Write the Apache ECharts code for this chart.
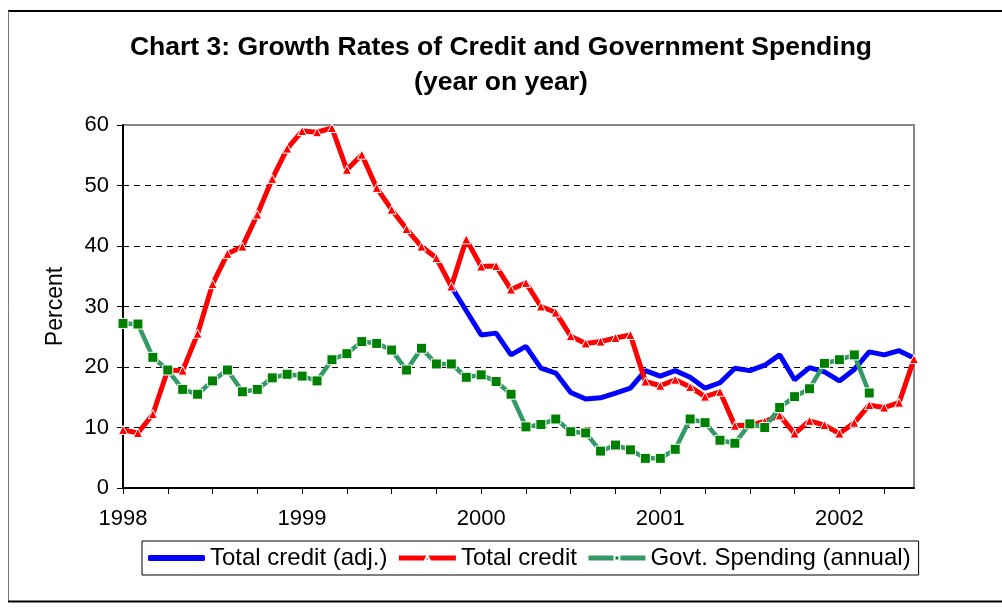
<!DOCTYPE html>
<html>
<head>
<meta charset="utf-8">
<script src="https://cdn.jsdelivr.net/npm/echarts@6/dist/echarts.min.js"></script>
<style>
html,body{margin:0;padding:0;background:#fff;}
#chart{width:1002px;height:614px;}
</style>
</head>
<body>
<div id="chart"></div>
<script>
// Monthly categories Jan 1998 .. Jun 2002
var years = ['1998','1999','2000','2001','2002'];
var months = ['01','02','03','04','05','06','07','08','09','10','11','12'];
var categories = [];
years.forEach(function(y){ months.forEach(function(m){ categories.push(y + '-' + m); }); });
categories = categories.slice(0, 54);

var totalCreditAdj = [null,null,null,null,null,null,null,null,null,null,null,null,
  null,null,null,null,null,null,null,null,null,null,
  33.3,29.3,25.3,25.6,22.0,23.4,19.8,19.0,15.8,14.7,14.9,15.7,16.5,19.4,
  18.5,19.4,18.3,16.5,17.4,19.8,19.4,20.3,22.0,17.9,19.9,19.2,
  17.7,19.6,22.5,22.0,22.7,21.5];

var totalCredit = [9.6,9.1,12.2,19.5,19.4,25.5,33.7,38.7,39.9,45.2,51.1,56.1,
  59.0,58.8,59.5,52.6,55.1,49.6,46.0,42.8,39.9,38.0,33.3,41.1,
  36.6,36.7,32.8,33.9,30.0,29.0,25.1,23.9,24.2,24.8,25.3,17.6,
  16.9,17.9,16.7,15.1,15.9,10.3,10.4,11.0,12.0,9.0,11.1,10.4,
  9.0,10.8,13.7,13.3,14.1,21.3];

var govtSpending = [27.2,27.1,21.6,19.5,16.3,15.5,17.7,19.5,15.9,16.3,18.2,18.8,
  18.5,17.7,21.2,22.2,24.2,23.9,22.8,19.5,23.1,20.5,20.5,18.3,
  18.7,17.6,15.5,10.1,10.5,11.4,9.3,9.1,6.1,7.1,6.3,4.9,
  4.9,6.4,11.4,10.8,7.9,7.4,10.6,10.0,13.3,15.1,16.4,20.6,
  21.2,22.0,15.7,null,null,null];

var seriesNames = ['Total credit (adj.)','Total credit','Govt. Spending (annual)'];
var titleText = 'Chart 3: Growth Rates of Credit and Government Spending\n(year on year)';
var yAxisName = 'Percent';

var FONT = 'Liberation Sans, Arial, sans-serif';
var chart = echarts.init(document.getElementById('chart'), null, {renderer:'canvas'});
chart.setOption({
  backgroundColor:'#ffffff',
  animation:false,
  title:{
    text:titleText,
    left:'center', top:25,
    textStyle:{fontFamily:FONT, fontSize:26.5, fontWeight:'bold', color:'#000', lineHeight:35}
  },
  graphic:[
    {type:'line', shape:{x1:8,y1:11,x2:1002,y2:11}, style:{stroke:'#000',lineWidth:2}},
    {type:'line', shape:{x1:8.5,y1:11,x2:8.5,y2:602}, style:{stroke:'#777',lineWidth:1}},
    {type:'line', shape:{x1:8,y1:601.5,x2:1002,y2:601.5}, style:{stroke:'#000',lineWidth:2}}
  ],
  grid:{left:123, right:88, top:125, bottom:126, show:true, borderColor:'#888', borderWidth:2, backgroundColor:'transparent'},
  legend:{
    data:[{name:seriesNames[0], icon:'roundRect'}, {name:seriesNames[1]}, {name:seriesNames[2]}],
    left:142, top:541,
    padding:[5,8,5,6],
    itemGap:9,
    itemWidth:57, itemHeight:6,
    borderColor:'#000', borderWidth:1,
    lineStyle:{width:5},
    textStyle:{fontFamily:FONT, fontSize:24, color:'#000'}
  },
  xAxis:{
    type:'category',
    data:categories,
    boundaryGap:false,
    axisLine:{lineStyle:{color:'#000',width:2}},
    axisTick:{interval:2, length:6, lineStyle:{color:'#000',width:1}},
    axisLabel:{interval:11, margin:20, fontFamily:FONT, fontSize:22, color:'#000',
      formatter:function(v){ return v.slice(0,4); }},
    splitLine:{show:false}
  },
  yAxis:{
    type:'value', min:0, max:60, interval:10,
    name:yAxisName, nameLocation:'middle', nameGap:56, nameRotate:90,
    nameTextStyle:{fontFamily:FONT, fontSize:23, color:'#000'},
    axisLine:{show:true, lineStyle:{color:'#000',width:2}},
    axisTick:{show:true, length:6, lineStyle:{color:'#000'}},
    axisLabel:{margin:14, fontFamily:FONT, fontSize:22, color:'#000'},
    splitLine:{show:true, showMaxLine:false, showMinLine:false, lineStyle:{color:'#000', type:[6,5], width:1}}
  },
  series:[
    {name:seriesNames[0], type:'line', data:totalCreditAdj, symbol:'none', connectNulls:false,
      lineStyle:{color:'#0000ff', width:5}, itemStyle:{color:'#0000ff'}, z:2},
    {name:seriesNames[1], type:'line', data:totalCredit, symbol:'triangle', symbolSize:9, showAllSymbol:true,
      lineStyle:{color:'#ff0000', width:5}, itemStyle:{color:'#ff0000', borderColor:'#fff', borderWidth:1}, z:3},
    {name:seriesNames[2], type:'line', data:govtSpending, symbol:'rect', symbolSize:10, showAllSymbol:true,
      lineStyle:{color:'#339966', width:4.5}, itemStyle:{color:'#008000', borderColor:'#fff', borderWidth:1}, z:4}
  ]
});
</script>
</body>
</html>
--
**The problem**
Skip every picture and return the lines above from the top through the one that contains "var yAxisName = 'Percent';".

**Solution**
Write the Apache ECharts code for this chart.
<!DOCTYPE html>
<html>
<head>
<meta charset="utf-8">
<script src="https://cdn.jsdelivr.net/npm/echarts@6/dist/echarts.min.js"></script>
<style>
html,body{margin:0;padding:0;background:#fff;}
#chart{width:1002px;height:614px;}
</style>
</head>
<body>
<div id="chart"></div>
<script>
// Monthly categories Jan 1998 .. Jun 2002
var years = ['1998','1999','2000','2001','2002'];
var months = ['01','02','03','04','05','06','07','08','09','10','11','12'];
var categories = [];
years.forEach(function(y){ months.forEach(function(m){ categories.push(y + '-' + m); }); });
categories = categories.slice(0, 54);

var totalCreditAdj = [null,null,null,null,null,null,null,null,null,null,null,null,
  null,null,null,null,null,null,null,null,null,null,
  33.3,29.3,25.3,25.6,22.0,23.4,19.8,19.0,15.8,14.7,14.9,15.7,16.5,19.4,
  18.5,19.4,18.3,16.5,17.4,19.8,19.4,20.3,22.0,17.9,19.9,19.2,
  17.7,19.6,22.5,22.0,22.7,21.5];

var totalCredit = [9.6,9.1,12.2,19.5,19.4,25.5,33.7,38.7,39.9,45.2,51.1,56.1,
  59.0,58.8,59.5,52.6,55.1,49.6,46.0,42.8,39.9,38.0,33.3,41.1,
  36.6,36.7,32.8,33.9,30.0,29.0,25.1,23.9,24.2,24.8,25.3,17.6,
  16.9,17.9,16.7,15.1,15.9,10.3,10.4,11.0,12.0,9.0,11.1,10.4,
  9.0,10.8,13.7,13.3,14.1,21.3];

var govtSpending = [27.2,27.1,21.6,19.5,16.3,15.5,17.7,19.5,15.9,16.3,18.2,18.8,
  18.5,17.7,21.2,22.2,24.2,23.9,22.8,19.5,23.1,20.5,20.5,18.3,
  18.7,17.6,15.5,10.1,10.5,11.4,9.3,9.1,6.1,7.1,6.3,4.9,
  4.9,6.4,11.4,10.8,7.9,7.4,10.6,10.0,13.3,15.1,16.4,20.6,
  21.2,22.0,15.7,null,null,null];

var seriesNames = ['Total credit (adj.)','Total credit','Govt. Spending (annual)'];
var titleText = 'Chart 3: Growth Rates of Credit and Government Spending\n(year on year)';
var yAxisName = 'Percent';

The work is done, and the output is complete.